While We Can does provide services to men, at the heart of their program is empowering women. To further benefit the organization, Beacon Financial Planning of Cape Cod, a women-run business, offered a business match donation of $10,000. President Michaela Herlihy said the donation is all about supporting an important local organization.
“We Can trains people and helps provide skills, versus just offering handouts,” Herlihy said. “When you provide skills, you provide such an opportunity toward the future. We believe they’re providing skills that will help people for a lifetime.”
Ruth Anderson-Zabre has ridden in five Gasp events, learning about it as a volunteer for We Can.
“I love the training rides,” she said. “Andi (Genser) was our leader and would take us on wonderful rides throughout the Cape. We all got to know each other. The most fun part was the camaraderie.”
What also mattered to Anderson-Zabre was We Can.
“It’s one of the best agencies I have ever run into,” she said. “It does so much for women around the Cape and their services are free. They’re empowering resources and it really gives women a huge boost. Whether they’re going through something like a divorce, death in the family, or job transition, it hits so many areas of women’s lives that they need support for.”
Anderson-Zabre said that though she considers herself an active person in myriad sports, there was still a learning curve when it came to participating in The Gasp.
“In the beginning I had to learn to ride faster and longer than I was used to,” she said. “It was a little bit of a leap, but it wasn’t too difficult.”
She encourages those contemplating taking part in the 2021 event to just do it.
“If they’ve ridden at all, they should consider it,” she said. “With the support of others, you get stronger physically. You get to be a better rider. It’s not only a great benefit for the agency, but it’s a great benefit for each rider. You feel so good and proud that you’ve been able to accomplish something.”

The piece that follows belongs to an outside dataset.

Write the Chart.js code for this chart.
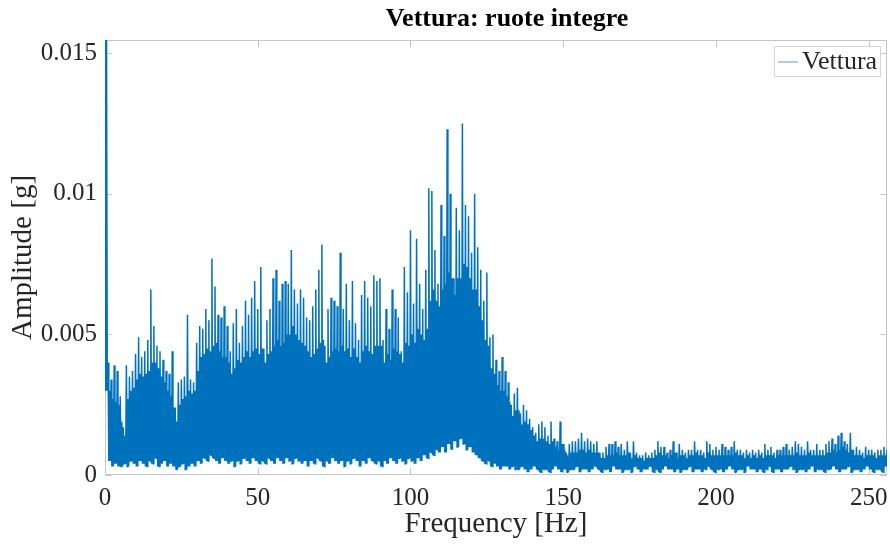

The 2020 event is Jane Porter’s fourth, and while it was a little different, it was still memorable. Porter first learned about The Gasp as a volunteer for We Can where she saw a flier about the ride.
“I thought, ‘I can try this out,'” she said.
Though she had a bicycle, it wasn’t quite up to the task of 60 miles, which Genser told her.
“Andi told me I needed a new bike,” Porter said. “She’s blunt, but she couldn’t be more helpful to people that want to do it. It’s just such a nice group of people that I met, so that’s why I kept at it.”
Presently, Porter volunteers by doing analysis and reporting, maintaining her connection to the organization even after returning home from her summer residence locally. Her work has helped her see the importance of We Can.
“As I see information, I can see it’s the women who are sometimes in a tough spot in terms of finances and child raising,” Porter said. “It’s unique in that there’s so many wonderful volunteers that give them legal, financial, and counseling advice. It’s such a worthy cause and you know that your dollars are well spent.”
Donations are being accepted through Oct. 1 and can be made via thegasp.org.